### Exercise description
Pull out the lines running from the one with "Rebuild this chart" to the one with "var chart = echarts.init(document.getElementById('chartDiv'));", inclusive, word for word. Drop any picture.

### Provided records
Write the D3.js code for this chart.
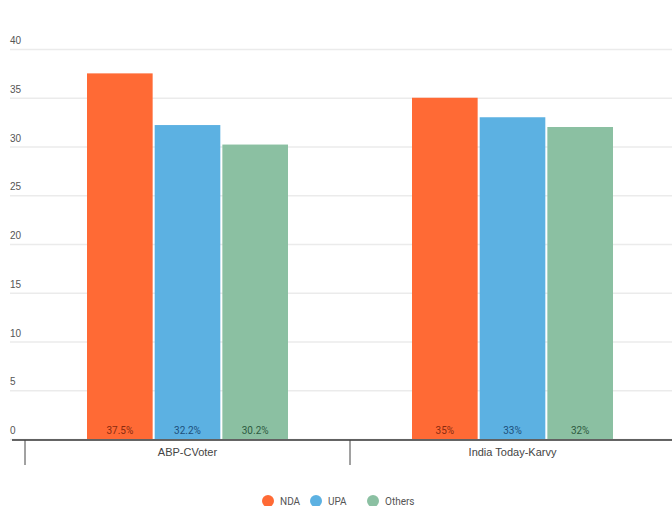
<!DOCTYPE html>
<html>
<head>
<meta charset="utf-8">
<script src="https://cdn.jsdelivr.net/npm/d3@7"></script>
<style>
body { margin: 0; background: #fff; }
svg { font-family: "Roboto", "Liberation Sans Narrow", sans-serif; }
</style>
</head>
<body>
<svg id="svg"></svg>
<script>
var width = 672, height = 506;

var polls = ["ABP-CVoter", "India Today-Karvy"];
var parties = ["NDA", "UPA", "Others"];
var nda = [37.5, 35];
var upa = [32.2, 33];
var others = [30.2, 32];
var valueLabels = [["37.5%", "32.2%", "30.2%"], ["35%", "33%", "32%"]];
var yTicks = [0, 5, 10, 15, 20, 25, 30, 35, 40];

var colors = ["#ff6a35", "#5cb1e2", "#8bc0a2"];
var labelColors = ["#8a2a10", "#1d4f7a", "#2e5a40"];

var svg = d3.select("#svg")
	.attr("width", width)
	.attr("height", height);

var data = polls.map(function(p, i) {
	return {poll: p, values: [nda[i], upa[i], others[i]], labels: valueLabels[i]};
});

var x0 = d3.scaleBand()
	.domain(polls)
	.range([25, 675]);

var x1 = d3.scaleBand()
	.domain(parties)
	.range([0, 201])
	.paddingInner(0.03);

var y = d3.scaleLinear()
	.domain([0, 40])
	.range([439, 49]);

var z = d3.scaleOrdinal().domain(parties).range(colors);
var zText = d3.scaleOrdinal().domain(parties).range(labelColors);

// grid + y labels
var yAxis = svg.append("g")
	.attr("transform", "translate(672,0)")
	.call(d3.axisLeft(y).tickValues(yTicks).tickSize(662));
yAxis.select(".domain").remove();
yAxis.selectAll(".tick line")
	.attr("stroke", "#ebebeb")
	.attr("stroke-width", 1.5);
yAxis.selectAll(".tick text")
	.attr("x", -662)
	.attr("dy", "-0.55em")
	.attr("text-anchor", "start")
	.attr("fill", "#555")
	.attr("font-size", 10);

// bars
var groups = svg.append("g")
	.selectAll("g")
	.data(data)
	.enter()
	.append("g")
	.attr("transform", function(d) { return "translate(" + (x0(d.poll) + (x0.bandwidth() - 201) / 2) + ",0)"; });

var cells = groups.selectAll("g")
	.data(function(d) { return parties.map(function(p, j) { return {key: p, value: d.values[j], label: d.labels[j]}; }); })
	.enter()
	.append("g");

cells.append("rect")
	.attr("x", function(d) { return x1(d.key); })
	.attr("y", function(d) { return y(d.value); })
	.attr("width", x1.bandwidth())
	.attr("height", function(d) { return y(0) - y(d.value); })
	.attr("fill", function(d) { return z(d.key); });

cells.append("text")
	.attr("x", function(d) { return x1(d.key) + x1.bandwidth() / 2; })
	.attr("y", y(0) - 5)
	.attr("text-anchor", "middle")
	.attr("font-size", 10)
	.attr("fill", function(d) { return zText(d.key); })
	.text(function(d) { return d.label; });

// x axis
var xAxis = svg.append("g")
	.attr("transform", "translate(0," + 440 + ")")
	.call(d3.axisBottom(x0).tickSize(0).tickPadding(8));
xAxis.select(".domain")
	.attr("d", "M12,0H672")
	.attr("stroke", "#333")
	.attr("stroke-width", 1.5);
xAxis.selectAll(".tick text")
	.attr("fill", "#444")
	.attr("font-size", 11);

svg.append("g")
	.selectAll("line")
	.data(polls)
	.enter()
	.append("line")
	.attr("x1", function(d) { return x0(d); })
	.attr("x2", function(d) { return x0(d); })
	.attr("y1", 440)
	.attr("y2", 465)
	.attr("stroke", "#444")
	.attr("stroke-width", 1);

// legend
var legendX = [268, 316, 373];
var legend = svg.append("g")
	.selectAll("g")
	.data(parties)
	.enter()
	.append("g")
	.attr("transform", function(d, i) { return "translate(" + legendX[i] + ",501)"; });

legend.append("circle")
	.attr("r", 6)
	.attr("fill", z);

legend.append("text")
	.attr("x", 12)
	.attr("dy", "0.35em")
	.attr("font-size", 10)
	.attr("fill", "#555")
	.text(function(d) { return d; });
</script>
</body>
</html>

* * *

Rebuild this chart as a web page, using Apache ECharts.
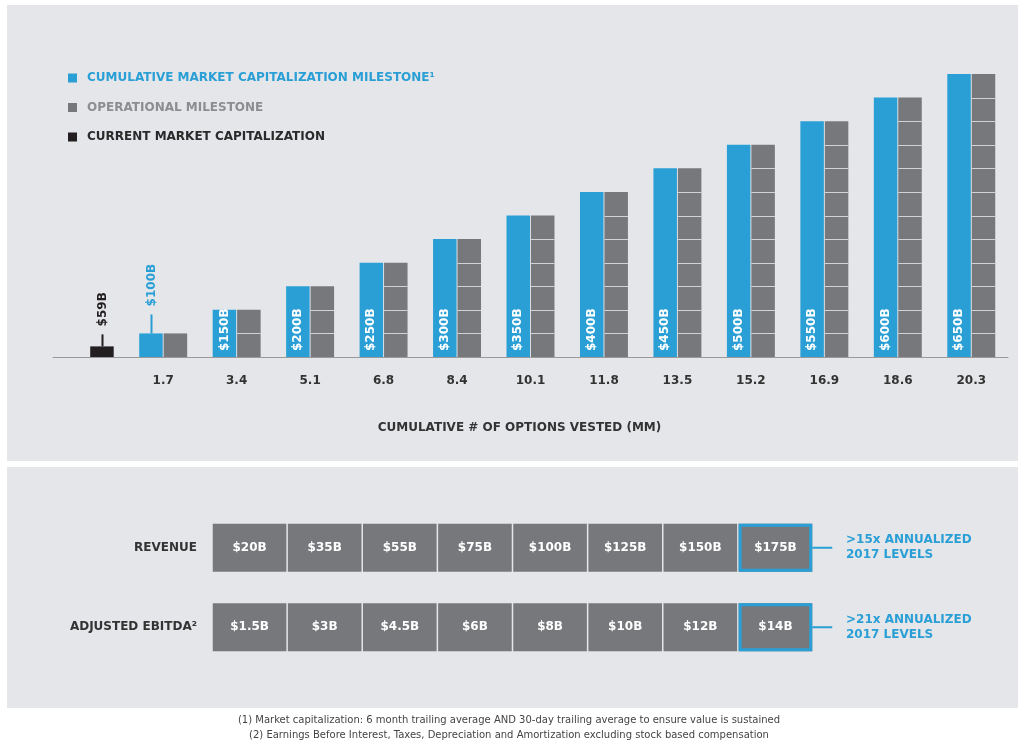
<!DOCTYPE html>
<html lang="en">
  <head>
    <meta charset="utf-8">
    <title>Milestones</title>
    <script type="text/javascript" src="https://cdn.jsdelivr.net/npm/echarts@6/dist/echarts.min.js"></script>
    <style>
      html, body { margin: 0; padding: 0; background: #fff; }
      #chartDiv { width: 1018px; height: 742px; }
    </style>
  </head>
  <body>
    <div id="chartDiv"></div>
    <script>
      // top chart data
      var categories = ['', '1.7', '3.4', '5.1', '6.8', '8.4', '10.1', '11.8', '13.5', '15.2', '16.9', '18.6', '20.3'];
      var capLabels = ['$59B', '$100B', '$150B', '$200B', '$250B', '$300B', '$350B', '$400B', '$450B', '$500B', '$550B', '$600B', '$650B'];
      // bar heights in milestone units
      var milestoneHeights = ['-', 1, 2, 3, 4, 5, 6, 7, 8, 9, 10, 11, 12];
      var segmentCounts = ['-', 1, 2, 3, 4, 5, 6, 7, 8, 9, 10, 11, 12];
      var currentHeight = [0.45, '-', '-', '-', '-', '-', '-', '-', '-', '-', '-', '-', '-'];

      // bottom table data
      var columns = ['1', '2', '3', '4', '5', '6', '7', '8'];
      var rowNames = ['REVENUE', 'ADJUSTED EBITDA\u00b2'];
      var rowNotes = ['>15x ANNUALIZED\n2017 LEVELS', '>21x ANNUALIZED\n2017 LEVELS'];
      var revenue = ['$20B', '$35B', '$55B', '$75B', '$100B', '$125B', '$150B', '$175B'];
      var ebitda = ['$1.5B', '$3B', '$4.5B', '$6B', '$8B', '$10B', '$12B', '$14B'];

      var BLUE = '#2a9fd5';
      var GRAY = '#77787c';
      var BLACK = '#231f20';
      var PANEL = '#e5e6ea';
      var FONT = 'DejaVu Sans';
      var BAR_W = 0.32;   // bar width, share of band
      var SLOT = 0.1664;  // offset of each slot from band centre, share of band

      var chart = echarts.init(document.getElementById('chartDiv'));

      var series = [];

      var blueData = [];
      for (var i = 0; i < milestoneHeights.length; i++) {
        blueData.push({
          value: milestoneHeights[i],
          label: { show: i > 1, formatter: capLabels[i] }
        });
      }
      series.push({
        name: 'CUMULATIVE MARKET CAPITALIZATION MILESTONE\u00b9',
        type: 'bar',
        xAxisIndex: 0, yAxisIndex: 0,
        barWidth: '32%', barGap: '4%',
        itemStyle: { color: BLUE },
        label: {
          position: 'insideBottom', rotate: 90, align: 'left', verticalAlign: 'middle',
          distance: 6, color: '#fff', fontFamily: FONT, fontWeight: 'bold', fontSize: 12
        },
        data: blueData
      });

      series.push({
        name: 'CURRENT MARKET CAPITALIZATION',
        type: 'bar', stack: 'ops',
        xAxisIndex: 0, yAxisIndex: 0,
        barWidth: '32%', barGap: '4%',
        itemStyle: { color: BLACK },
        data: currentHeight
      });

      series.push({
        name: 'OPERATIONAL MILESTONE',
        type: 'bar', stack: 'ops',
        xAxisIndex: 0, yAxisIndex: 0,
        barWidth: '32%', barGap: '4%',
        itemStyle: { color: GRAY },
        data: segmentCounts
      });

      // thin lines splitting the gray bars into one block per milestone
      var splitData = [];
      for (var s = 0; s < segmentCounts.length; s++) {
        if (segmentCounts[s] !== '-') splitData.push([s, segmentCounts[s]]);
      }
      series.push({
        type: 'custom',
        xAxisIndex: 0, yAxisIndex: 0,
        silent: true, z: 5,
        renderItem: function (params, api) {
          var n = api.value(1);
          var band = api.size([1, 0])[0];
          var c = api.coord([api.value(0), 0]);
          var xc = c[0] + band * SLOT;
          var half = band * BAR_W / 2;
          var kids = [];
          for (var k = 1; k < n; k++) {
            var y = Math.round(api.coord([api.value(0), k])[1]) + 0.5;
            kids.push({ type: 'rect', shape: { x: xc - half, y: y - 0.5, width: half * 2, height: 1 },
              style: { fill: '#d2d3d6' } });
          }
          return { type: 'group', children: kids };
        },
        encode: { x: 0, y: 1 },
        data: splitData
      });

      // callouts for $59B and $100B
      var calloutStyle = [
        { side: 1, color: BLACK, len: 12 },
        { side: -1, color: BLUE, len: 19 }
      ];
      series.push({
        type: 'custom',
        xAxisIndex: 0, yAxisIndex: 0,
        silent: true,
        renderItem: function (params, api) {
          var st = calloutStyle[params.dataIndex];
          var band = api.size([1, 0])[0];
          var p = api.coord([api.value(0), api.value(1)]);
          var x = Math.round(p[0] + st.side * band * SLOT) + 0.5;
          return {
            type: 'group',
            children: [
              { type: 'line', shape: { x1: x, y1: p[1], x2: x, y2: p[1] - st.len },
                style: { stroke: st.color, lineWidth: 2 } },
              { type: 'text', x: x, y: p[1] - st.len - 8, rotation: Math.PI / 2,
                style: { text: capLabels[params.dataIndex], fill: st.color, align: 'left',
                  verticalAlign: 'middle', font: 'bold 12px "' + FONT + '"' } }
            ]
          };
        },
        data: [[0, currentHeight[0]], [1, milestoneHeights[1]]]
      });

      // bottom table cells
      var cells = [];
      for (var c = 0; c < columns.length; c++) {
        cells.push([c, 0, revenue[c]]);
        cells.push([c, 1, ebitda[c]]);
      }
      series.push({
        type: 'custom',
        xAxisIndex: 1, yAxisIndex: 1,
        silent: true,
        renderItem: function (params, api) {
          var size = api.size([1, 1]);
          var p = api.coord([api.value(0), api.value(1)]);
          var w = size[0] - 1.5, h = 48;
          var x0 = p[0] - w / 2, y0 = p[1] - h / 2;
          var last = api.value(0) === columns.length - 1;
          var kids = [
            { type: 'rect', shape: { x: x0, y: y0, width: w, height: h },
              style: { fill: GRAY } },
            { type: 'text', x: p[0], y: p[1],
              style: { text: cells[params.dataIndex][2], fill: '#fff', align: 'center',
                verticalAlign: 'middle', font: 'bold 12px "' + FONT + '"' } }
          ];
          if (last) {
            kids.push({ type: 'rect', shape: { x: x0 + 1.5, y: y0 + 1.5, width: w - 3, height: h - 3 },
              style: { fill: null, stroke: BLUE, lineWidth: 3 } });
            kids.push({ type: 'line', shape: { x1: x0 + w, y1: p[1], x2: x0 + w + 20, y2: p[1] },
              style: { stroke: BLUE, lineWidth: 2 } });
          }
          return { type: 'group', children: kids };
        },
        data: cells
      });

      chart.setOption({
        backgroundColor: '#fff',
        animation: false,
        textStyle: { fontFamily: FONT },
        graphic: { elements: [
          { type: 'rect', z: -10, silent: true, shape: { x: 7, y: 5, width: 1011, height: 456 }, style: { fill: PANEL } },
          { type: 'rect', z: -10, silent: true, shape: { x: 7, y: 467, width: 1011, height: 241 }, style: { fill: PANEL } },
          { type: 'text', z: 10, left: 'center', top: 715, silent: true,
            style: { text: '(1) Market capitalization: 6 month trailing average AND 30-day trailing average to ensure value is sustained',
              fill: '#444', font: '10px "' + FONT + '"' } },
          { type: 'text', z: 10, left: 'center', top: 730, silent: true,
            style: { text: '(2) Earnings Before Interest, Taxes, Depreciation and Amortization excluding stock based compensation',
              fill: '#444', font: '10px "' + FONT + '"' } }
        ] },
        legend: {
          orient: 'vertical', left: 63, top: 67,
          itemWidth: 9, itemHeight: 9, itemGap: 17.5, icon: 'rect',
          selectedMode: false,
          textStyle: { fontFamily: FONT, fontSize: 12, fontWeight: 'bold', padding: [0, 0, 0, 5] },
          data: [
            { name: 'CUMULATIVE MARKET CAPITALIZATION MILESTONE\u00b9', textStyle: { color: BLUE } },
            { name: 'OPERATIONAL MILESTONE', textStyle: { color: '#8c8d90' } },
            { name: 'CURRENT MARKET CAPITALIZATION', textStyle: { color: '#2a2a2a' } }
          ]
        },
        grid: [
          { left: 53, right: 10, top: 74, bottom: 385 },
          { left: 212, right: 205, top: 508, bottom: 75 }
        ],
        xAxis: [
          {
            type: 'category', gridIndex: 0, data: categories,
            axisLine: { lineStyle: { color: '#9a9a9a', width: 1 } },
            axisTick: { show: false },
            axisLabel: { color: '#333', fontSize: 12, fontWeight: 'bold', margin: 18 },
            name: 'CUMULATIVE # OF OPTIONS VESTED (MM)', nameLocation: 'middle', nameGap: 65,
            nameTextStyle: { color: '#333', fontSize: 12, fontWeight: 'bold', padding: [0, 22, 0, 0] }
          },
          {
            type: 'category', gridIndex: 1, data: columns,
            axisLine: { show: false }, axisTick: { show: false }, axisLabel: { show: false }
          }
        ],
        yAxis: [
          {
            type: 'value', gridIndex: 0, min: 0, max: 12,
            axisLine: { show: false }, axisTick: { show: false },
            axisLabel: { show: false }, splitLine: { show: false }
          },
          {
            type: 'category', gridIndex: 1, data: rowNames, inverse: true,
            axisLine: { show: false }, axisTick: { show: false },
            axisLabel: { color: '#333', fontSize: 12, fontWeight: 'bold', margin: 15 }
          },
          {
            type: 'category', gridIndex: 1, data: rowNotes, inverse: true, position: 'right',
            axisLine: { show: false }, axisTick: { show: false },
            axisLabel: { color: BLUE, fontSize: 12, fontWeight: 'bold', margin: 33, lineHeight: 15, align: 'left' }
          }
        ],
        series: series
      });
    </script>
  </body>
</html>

### Result below
Rebuild this chart as a web page, using Apache ECharts.
<!DOCTYPE html>
<html lang="en">
  <head>
    <meta charset="utf-8">
    <title>Milestones</title>
    <script type="text/javascript" src="https://cdn.jsdelivr.net/npm/echarts@6/dist/echarts.min.js"></script>
    <style>
      html, body { margin: 0; padding: 0; background: #fff; }
      #chartDiv { width: 1018px; height: 742px; }
    </style>
  </head>
  <body>
    <div id="chartDiv"></div>
    <script>
      // top chart data
      var categories = ['', '1.7', '3.4', '5.1', '6.8', '8.4', '10.1', '11.8', '13.5', '15.2', '16.9', '18.6', '20.3'];
      var capLabels = ['$59B', '$100B', '$150B', '$200B', '$250B', '$300B', '$350B', '$400B', '$450B', '$500B', '$550B', '$600B', '$650B'];
      // bar heights in milestone units
      var milestoneHeights = ['-', 1, 2, 3, 4, 5, 6, 7, 8, 9, 10, 11, 12];
      var segmentCounts = ['-', 1, 2, 3, 4, 5, 6, 7, 8, 9, 10, 11, 12];
      var currentHeight = [0.45, '-', '-', '-', '-', '-', '-', '-', '-', '-', '-', '-', '-'];

      // bottom table data
      var columns = ['1', '2', '3', '4', '5', '6', '7', '8'];
      var rowNames = ['REVENUE', 'ADJUSTED EBITDA\u00b2'];
      var rowNotes = ['>15x ANNUALIZED\n2017 LEVELS', '>21x ANNUALIZED\n2017 LEVELS'];
      var revenue = ['$20B', '$35B', '$55B', '$75B', '$100B', '$125B', '$150B', '$175B'];
      var ebitda = ['$1.5B', '$3B', '$4.5B', '$6B', '$8B', '$10B', '$12B', '$14B'];

      var BLUE = '#2a9fd5';
      var GRAY = '#77787c';
      var BLACK = '#231f20';
      var PANEL = '#e5e6ea';
      var FONT = 'DejaVu Sans';
      var BAR_W = 0.32;   // bar width, share of band
      var SLOT = 0.1664;  // offset of each slot from band centre, share of band

      var chart = echarts.init(document.getElementById('chartDiv'));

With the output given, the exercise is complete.